Cette autonomie que l’on semble reprocher avec véhémence au gouverneur de la
BCT
a été pourtant dûment négociée avec les gouvernements postrévolutionnaires
successifs qui ne l’ont jamais remise en cause. L’interventionnisme de l’Etat
dans les affaires de la
BCT peut avoir des conséquences néfastes sur le secteur
financier et les équilibres économiques du pays.
Concernant les financements prétendument occultes et des fonds qui auraient été
envoyés de l’étranger à l’intention de certains partis politiques, le gouverneur
a répondu que c’est à la Cour des Comptes de trancher à ce propos, tout comme il
a tenu à préciser, sur un tout autre volet, que ses relations amicales avec
Kamel Eltaief, homme d’affaires, réputé pour «être trop présent sur la scène
politique tunisienne», ne concernent que lui et qu’elles n’ont jamais affecté sa
mission en tant que gouverneur ou influé sur les politiques ou les programmes de
la
BCT ou ses relations avec qui que ce soit.
La conférence de presse dont le but était d’éclaircir la position du gouverneur
de la
BCT face à la cacophonie du gouvernement et de la présidence de la
République quant à son maintien ou sa révocation de son poste, dont le mandat,
rappelons-le, est de 6 ans, a suscité encore plus leur appréhension que de
rassurer les médias sur ce qui se passe sur la scène politico-économique en
Tunisie.
Car est-il possible que, dans notre pays, aujourd’hui, on limoge un gouverneur
de la Banque centrale, sans citer des raisons convaincantes expliquant la
décision en question? Une décision non argumentée, non justifiée, non expliquée
prise par
Moncef Marzouki, président provisoire de la République qui use de
l’une de ses rares prérogatives comme pour prouver qu’il peut en avoir…

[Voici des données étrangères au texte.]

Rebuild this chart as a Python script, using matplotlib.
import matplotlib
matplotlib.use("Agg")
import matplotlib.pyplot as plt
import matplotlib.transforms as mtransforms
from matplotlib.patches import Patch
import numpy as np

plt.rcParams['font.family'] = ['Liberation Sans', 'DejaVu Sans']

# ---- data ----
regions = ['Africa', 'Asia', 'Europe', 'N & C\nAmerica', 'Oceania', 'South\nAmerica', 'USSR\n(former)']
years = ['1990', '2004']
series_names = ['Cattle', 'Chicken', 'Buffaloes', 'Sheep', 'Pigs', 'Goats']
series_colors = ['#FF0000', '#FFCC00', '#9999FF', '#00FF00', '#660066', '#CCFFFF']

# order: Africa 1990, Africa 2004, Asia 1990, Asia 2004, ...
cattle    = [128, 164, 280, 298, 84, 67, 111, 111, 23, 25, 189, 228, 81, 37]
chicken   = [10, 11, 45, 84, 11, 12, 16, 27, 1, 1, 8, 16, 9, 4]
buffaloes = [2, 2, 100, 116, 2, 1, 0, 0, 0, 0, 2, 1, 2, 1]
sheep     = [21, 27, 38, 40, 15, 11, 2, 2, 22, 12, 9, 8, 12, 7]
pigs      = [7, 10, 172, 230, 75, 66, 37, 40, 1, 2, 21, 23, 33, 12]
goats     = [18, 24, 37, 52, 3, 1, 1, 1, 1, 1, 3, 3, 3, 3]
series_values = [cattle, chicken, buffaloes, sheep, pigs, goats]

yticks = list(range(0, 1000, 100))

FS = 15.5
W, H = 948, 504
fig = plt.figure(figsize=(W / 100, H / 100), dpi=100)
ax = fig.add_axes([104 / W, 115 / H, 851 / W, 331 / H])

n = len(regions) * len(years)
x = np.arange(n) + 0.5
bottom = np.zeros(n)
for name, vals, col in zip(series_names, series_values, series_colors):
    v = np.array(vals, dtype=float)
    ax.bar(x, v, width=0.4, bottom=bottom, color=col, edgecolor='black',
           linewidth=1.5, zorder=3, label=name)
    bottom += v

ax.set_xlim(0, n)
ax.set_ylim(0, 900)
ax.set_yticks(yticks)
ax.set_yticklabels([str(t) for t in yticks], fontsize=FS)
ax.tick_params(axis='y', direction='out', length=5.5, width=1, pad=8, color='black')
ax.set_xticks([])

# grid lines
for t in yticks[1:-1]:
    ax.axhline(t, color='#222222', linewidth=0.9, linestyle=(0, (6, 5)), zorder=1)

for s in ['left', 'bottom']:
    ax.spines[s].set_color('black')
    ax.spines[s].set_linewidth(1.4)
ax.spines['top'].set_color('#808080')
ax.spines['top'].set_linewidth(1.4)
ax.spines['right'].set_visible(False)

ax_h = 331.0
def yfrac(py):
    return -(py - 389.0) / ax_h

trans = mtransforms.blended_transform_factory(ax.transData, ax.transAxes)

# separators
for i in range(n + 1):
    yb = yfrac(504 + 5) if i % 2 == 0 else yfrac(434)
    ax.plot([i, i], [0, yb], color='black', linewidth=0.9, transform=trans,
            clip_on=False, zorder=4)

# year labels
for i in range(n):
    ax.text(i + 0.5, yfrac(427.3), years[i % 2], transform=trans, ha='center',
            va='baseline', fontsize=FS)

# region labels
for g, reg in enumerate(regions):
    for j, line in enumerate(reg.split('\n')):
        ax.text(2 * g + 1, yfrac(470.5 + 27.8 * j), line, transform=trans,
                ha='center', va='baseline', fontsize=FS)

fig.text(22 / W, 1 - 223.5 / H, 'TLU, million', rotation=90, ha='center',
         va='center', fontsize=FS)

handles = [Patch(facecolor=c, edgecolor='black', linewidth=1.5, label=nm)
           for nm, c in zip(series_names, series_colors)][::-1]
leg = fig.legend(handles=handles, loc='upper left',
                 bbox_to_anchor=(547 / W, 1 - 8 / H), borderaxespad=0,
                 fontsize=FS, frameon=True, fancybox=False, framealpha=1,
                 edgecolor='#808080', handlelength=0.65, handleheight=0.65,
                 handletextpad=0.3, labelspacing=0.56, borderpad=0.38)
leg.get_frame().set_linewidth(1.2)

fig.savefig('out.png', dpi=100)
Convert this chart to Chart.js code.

A-t-il pesé le pour et le contre d’une telle décision alors que la notation
souveraine de la Tunisie risque de s’en ressentir et pendant que l’agence de
rating Moody’s effectuait une mission dans notre pays?
S’agirait-il tout juste d’une antipathie personnelle, une incompatibilité de
caractère qui expliquerait cette aversion pour le gouverneur actuel de la
BCT?
Ou simplement un divorce par caprice perpétré par la plus haute instance du
pays?
Espérons que les discussions qui se tiendront au sein de l’assemblée
constituante apporteront l’éclairage nécessaire à l’affaire Marzouki-Nabli.